## Request
Set the listing down again exactly, please, apart from its pictures.

## Dataset extract

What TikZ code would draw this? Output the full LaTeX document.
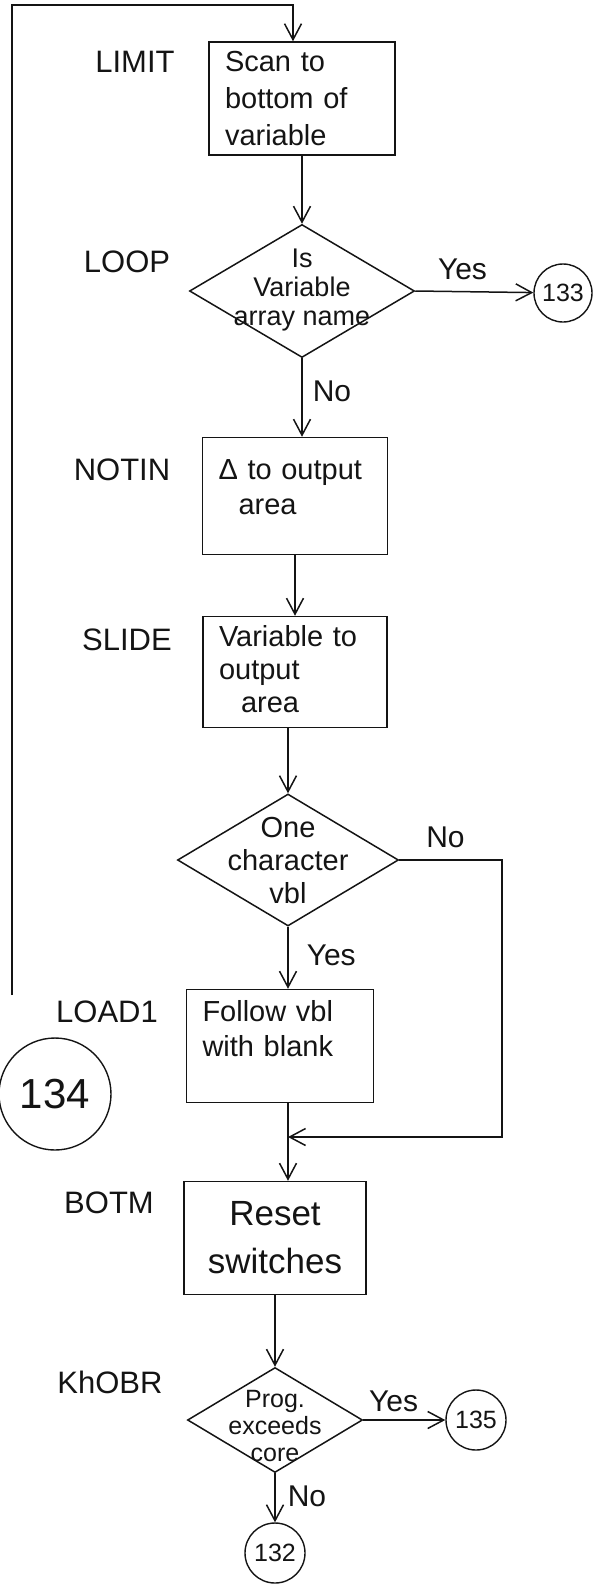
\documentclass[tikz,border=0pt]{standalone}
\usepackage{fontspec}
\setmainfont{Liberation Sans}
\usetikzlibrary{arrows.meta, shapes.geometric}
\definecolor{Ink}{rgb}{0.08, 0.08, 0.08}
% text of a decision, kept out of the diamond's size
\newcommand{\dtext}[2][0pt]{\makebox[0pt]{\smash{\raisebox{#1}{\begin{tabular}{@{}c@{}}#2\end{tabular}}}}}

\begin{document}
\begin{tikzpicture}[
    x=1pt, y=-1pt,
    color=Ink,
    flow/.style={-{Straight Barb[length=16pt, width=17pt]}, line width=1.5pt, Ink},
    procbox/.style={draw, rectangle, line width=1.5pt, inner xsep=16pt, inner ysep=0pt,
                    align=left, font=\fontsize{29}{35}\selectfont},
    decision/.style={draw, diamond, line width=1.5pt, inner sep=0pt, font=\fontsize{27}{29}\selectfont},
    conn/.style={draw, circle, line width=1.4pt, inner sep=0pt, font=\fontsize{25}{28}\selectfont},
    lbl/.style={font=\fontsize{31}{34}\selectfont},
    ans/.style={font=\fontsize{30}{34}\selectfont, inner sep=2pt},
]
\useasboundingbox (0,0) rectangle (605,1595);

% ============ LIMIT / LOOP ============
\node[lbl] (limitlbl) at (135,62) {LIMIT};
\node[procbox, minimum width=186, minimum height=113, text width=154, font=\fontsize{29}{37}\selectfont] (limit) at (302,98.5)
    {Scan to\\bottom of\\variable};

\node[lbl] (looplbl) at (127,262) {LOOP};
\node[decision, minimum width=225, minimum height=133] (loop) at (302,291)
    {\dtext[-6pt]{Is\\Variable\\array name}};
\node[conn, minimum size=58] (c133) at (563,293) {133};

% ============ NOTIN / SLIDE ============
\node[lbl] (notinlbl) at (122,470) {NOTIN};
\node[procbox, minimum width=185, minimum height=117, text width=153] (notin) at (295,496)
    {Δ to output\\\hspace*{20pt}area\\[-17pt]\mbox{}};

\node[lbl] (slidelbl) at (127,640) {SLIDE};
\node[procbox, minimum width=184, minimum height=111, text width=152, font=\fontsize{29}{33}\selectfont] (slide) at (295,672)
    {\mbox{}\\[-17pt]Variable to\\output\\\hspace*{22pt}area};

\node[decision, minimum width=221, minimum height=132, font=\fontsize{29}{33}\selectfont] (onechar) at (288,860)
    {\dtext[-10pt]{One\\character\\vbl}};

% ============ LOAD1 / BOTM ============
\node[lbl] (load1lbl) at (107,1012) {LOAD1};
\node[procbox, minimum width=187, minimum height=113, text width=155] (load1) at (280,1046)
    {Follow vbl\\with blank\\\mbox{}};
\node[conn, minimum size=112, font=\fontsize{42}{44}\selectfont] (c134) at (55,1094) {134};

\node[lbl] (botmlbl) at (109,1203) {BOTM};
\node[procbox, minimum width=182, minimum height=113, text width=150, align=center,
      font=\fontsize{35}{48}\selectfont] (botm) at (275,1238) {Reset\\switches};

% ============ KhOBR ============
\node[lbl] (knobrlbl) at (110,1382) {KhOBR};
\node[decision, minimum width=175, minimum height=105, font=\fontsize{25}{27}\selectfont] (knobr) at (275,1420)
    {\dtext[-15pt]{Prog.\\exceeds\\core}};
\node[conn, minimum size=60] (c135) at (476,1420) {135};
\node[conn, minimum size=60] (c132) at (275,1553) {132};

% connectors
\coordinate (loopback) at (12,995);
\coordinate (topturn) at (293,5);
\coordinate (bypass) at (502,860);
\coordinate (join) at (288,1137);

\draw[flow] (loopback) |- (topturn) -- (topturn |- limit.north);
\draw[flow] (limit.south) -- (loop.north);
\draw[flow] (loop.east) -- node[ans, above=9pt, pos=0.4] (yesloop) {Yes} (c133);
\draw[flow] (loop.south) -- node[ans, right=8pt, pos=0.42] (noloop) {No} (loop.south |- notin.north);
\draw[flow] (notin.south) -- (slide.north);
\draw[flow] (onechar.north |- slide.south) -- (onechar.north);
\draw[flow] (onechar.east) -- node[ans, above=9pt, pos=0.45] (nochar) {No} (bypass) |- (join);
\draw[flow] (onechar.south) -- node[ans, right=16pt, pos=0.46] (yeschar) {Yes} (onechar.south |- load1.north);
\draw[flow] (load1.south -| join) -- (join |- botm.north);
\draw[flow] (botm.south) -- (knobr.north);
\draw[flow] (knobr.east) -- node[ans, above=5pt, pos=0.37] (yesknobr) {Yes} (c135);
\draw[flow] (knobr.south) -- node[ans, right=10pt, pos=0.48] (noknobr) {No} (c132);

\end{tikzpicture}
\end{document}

## Output of the task
What TikZ code would draw this? Output the full LaTeX document.
\documentclass[tikz,border=0pt]{standalone}
\usepackage{fontspec}
\setmainfont{Liberation Sans}
\usetikzlibrary{arrows.meta, shapes.geometric}
\definecolor{Ink}{rgb}{0.08, 0.08, 0.08}
% text of a decision, kept out of the diamond's size
\newcommand{\dtext}[2][0pt]{\makebox[0pt]{\smash{\raisebox{#1}{\begin{tabular}{@{}c@{}}#2\end{tabular}}}}}

\begin{document}
\begin{tikzpicture}[
    x=1pt, y=-1pt,
    color=Ink,
    flow/.style={-{Straight Barb[length=16pt, width=17pt]}, line width=1.5pt, Ink},
    procbox/.style={draw, rectangle, line width=1.5pt, inner xsep=16pt, inner ysep=0pt,
                    align=left, font=\fontsize{29}{35}\selectfont},
    decision/.style={draw, diamond, line width=1.5pt, inner sep=0pt, font=\fontsize{27}{29}\selectfont},
    conn/.style={draw, circle, line width=1.4pt, inner sep=0pt, font=\fontsize{25}{28}\selectfont},
    lbl/.style={font=\fontsize{31}{34}\selectfont},
    ans/.style={font=\fontsize{30}{34}\selectfont, inner sep=2pt},
]
\useasboundingbox (0,0) rectangle (605,1595);

% ============ LIMIT / LOOP ============
\node[lbl] (limitlbl) at (135,62) {LIMIT};
\node[procbox, minimum width=186, minimum height=113, text width=154, font=\fontsize{29}{37}\selectfont] (limit) at (302,98.5)
    {Scan to\\bottom of\\variable};

\node[lbl] (looplbl) at (127,262) {LOOP};
\node[decision, minimum width=225, minimum height=133] (loop) at (302,291)
    {\dtext[-6pt]{Is\\Variable\\array name}};
\node[conn, minimum size=58] (c133) at (563,293) {133};

% ============ NOTIN / SLIDE ============
\node[lbl] (notinlbl) at (122,470) {NOTIN};
\node[procbox, minimum width=185, minimum height=117, text width=153] (notin) at (295,496)
    {Δ to output\\\hspace*{20pt}area\\[-17pt]\mbox{}};

\node[lbl] (slidelbl) at (127,640) {SLIDE};
\node[procbox, minimum width=184, minimum height=111, text width=152, font=\fontsize{29}{33}\selectfont] (slide) at (295,672)
    {\mbox{}\\[-17pt]Variable to\\output\\\hspace*{22pt}area};

\node[decision, minimum width=221, minimum height=132, font=\fontsize{29}{33}\selectfont] (onechar) at (288,860)
    {\dtext[-10pt]{One\\character\\vbl}};

% ============ LOAD1 / BOTM ============
\node[lbl] (load1lbl) at (107,1012) {LOAD1};
\node[procbox, minimum width=187, minimum height=113, text width=155] (load1) at (280,1046)
    {Follow vbl\\with blank\\\mbox{}};
\node[conn, minimum size=112, font=\fontsize{42}{44}\selectfont] (c134) at (55,1094) {134};

\node[lbl] (botmlbl) at (109,1203) {BOTM};
\node[procbox, minimum width=182, minimum height=113, text width=150, align=center,
      font=\fontsize{35}{48}\selectfont] (botm) at (275,1238) {Reset\\switches};

% ============ KhOBR ============
\node[lbl] (knobrlbl) at (110,1382) {KhOBR};
\node[decision, minimum width=175, minimum height=105, font=\fontsize{25}{27}\selectfont] (knobr) at (275,1420)
    {\dtext[-15pt]{Prog.\\exceeds\\core}};
\node[conn, minimum size=60] (c135) at (476,1420) {135};
\node[conn, minimum size=60] (c132) at (275,1553) {132};

% connectors
\coordinate (loopback) at (12,995);
\coordinate (topturn) at (293,5);
\coordinate (bypass) at (502,860);
\coordinate (join) at (288,1137);

\draw[flow] (loopback) |- (topturn) -- (topturn |- limit.north);
\draw[flow] (limit.south) -- (loop.north);
\draw[flow] (loop.east) -- node[ans, above=9pt, pos=0.4] (yesloop) {Yes} (c133);
\draw[flow] (loop.south) -- node[ans, right=8pt, pos=0.42] (noloop) {No} (loop.south |- notin.north);
\draw[flow] (notin.south) -- (slide.north);
\draw[flow] (onechar.north |- slide.south) -- (onechar.north);
\draw[flow] (onechar.east) -- node[ans, above=9pt, pos=0.45] (nochar) {No} (bypass) |- (join);
\draw[flow] (onechar.south) -- node[ans, right=16pt, pos=0.46] (yeschar) {Yes} (onechar.south |- load1.north);
\draw[flow] (load1.south -| join) -- (join |- botm.north);
\draw[flow] (botm.south) -- (knobr.north);
\draw[flow] (knobr.east) -- node[ans, above=5pt, pos=0.37] (yesknobr) {Yes} (c135);
\draw[flow] (knobr.south) -- node[ans, right=10pt, pos=0.48] (noknobr) {No} (c132);

\end{tikzpicture}
\end{document}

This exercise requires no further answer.